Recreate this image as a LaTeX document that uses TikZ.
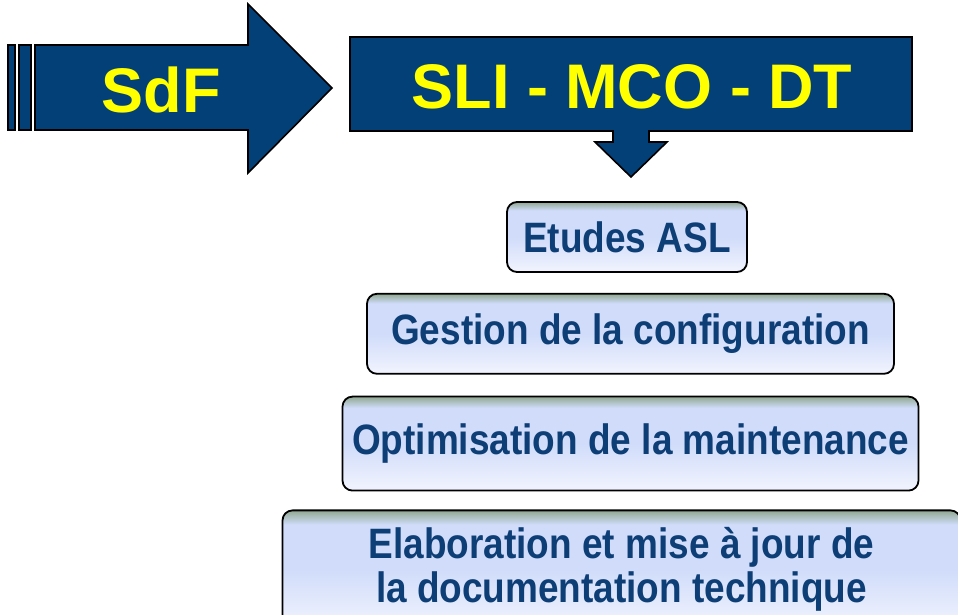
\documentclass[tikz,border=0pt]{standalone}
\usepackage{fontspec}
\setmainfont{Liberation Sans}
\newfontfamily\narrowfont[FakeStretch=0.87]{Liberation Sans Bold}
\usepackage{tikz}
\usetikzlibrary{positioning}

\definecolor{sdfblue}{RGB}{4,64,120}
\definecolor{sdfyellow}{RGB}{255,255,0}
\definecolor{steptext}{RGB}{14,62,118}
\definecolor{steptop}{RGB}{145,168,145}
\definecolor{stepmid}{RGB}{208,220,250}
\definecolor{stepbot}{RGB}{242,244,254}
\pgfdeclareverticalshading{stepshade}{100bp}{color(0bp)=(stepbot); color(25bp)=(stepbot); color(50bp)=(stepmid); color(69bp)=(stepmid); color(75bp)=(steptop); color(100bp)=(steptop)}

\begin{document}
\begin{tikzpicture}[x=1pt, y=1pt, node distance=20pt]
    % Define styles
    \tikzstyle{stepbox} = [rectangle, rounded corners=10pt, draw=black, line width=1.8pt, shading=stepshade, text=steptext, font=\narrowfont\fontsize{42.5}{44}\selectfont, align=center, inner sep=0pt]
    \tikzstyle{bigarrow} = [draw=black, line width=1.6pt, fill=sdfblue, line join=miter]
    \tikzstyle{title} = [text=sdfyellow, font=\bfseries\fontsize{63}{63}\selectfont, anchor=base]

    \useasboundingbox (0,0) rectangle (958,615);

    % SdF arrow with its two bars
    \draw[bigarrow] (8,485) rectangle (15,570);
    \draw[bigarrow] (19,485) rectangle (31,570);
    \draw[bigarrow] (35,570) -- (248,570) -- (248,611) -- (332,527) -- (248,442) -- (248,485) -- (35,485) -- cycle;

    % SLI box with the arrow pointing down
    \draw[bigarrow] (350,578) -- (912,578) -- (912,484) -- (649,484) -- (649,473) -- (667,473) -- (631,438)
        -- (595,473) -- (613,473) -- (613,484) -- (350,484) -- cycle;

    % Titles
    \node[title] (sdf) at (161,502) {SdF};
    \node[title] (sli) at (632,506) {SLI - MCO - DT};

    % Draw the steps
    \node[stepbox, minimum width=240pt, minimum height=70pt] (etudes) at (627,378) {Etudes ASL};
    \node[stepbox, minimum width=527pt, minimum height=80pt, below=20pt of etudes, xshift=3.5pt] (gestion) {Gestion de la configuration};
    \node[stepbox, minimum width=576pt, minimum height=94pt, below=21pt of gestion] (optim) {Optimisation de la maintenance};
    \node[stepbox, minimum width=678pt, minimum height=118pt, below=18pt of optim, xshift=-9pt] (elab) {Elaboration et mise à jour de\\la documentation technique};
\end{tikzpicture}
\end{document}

——————————

Up to and including the line containing "(sli) at (632,506)", repeat every line from the start of the data, but none of the pictures.

Recreate this image as a LaTeX document that uses TikZ.
\documentclass[tikz,border=0pt]{standalone}
\usepackage{fontspec}
\setmainfont{Liberation Sans}
\newfontfamily\narrowfont[FakeStretch=0.87]{Liberation Sans Bold}
\usepackage{tikz}
\usetikzlibrary{positioning}

\definecolor{sdfblue}{RGB}{4,64,120}
\definecolor{sdfyellow}{RGB}{255,255,0}
\definecolor{steptext}{RGB}{14,62,118}
\definecolor{steptop}{RGB}{145,168,145}
\definecolor{stepmid}{RGB}{208,220,250}
\definecolor{stepbot}{RGB}{242,244,254}
\pgfdeclareverticalshading{stepshade}{100bp}{color(0bp)=(stepbot); color(25bp)=(stepbot); color(50bp)=(stepmid); color(69bp)=(stepmid); color(75bp)=(steptop); color(100bp)=(steptop)}

\begin{document}
\begin{tikzpicture}[x=1pt, y=1pt, node distance=20pt]
    % Define styles
    \tikzstyle{stepbox} = [rectangle, rounded corners=10pt, draw=black, line width=1.8pt, shading=stepshade, text=steptext, font=\narrowfont\fontsize{42.5}{44}\selectfont, align=center, inner sep=0pt]
    \tikzstyle{bigarrow} = [draw=black, line width=1.6pt, fill=sdfblue, line join=miter]
    \tikzstyle{title} = [text=sdfyellow, font=\bfseries\fontsize{63}{63}\selectfont, anchor=base]

    \useasboundingbox (0,0) rectangle (958,615);

    % SdF arrow with its two bars
    \draw[bigarrow] (8,485) rectangle (15,570);
    \draw[bigarrow] (19,485) rectangle (31,570);
    \draw[bigarrow] (35,570) -- (248,570) -- (248,611) -- (332,527) -- (248,442) -- (248,485) -- (35,485) -- cycle;

    % SLI box with the arrow pointing down
    \draw[bigarrow] (350,578) -- (912,578) -- (912,484) -- (649,484) -- (649,473) -- (667,473) -- (631,438)
        -- (595,473) -- (613,473) -- (613,484) -- (350,484) -- cycle;

    % Titles
    \node[title] (sdf) at (161,502) {SdF};
    \node[title] (sli) at (632,506) {SLI - MCO - DT};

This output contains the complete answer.